Weighted Cell Information Gain¶

The CIG assumes that the unknown feature is independent from all other features. Features containing personal information often have inter-dependencies, e.g. firstnames and gender, or postcode and income.

One can look at the CIG as the worst-case scenario. Nothing of the uncertainty of the unknown feature can be explained by the other features.

The Weighted Cell Information Gain explores the best-case scenario: we assume that all observed correlations are due to causal dependencies between the features.

Let $X_j$ be the unknown feature. Then $H(X_j)$ , the entropy of feature $j$ , describes the amount of information contained in that feature. The conditional entropy $H\left(X_{j} \mid X_{1}, \ldots, X_{j-1}, X_{j+1}, \ldots, X_{m}\right)$ describes the amount of information contained in feature $j$ , given that all other feature values are known (taking all possible correlations into account).

Dividing the conditional entropy by the entropy of the feature, we get a factor that describes what fraction of the information in a feature can not be explained by the correlations with all other features.

$w_j =\frac{H\left(X_{j} \mid X_{1}, \ldots, X_{j-1}, X_{j+1}, \ldots, X_{m}\right)}{H(X_j)},$

The wCIG is defined as the CIG value multiplied by factor $w_j$ .
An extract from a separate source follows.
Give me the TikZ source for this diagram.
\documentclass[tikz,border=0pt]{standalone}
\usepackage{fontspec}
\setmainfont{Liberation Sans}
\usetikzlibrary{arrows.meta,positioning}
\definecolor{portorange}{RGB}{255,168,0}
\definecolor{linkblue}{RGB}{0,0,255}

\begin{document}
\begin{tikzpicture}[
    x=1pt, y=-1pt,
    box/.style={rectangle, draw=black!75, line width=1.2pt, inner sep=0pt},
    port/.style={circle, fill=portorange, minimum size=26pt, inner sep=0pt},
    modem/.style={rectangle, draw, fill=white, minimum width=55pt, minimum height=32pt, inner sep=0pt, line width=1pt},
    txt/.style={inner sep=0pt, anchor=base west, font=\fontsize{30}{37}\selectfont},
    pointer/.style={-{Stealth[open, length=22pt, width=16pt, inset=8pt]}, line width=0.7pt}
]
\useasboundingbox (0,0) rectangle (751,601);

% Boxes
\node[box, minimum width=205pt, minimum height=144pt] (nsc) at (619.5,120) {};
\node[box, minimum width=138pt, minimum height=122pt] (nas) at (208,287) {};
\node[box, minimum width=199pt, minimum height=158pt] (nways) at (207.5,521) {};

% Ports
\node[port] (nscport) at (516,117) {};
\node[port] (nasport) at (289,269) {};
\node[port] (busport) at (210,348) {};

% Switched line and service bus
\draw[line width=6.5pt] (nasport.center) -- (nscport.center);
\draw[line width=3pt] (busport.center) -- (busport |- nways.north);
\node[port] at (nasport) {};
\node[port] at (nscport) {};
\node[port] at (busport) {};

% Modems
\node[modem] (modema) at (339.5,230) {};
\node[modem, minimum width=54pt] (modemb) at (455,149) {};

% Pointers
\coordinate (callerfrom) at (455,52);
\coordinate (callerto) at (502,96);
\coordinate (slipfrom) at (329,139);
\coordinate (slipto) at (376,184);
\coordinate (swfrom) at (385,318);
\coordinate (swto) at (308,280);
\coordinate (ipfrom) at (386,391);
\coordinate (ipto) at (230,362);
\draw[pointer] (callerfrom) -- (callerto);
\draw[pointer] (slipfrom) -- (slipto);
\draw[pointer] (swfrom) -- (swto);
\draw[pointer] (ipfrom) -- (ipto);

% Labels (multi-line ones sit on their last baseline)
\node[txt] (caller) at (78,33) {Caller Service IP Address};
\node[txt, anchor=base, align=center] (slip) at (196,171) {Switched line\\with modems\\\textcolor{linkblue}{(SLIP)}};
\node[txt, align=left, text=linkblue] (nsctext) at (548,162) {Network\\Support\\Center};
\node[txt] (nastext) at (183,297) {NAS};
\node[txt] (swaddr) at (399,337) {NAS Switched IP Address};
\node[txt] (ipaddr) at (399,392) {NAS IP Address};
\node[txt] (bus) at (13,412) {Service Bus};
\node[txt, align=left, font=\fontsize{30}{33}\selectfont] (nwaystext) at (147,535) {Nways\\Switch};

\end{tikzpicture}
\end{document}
$wCIG(i,j) = w_j * CIG(i, j)$

Caution¶

Correlation does not mean causation. A trivial counterexample is the following dataset:

A	B
a	b
c	r
f	e

There is a perfect correlation between feature A and B, thus all wCIG values are zero. However, there is no causal relationship between the two. In fact, the CIG values are quite high, as all values are unique.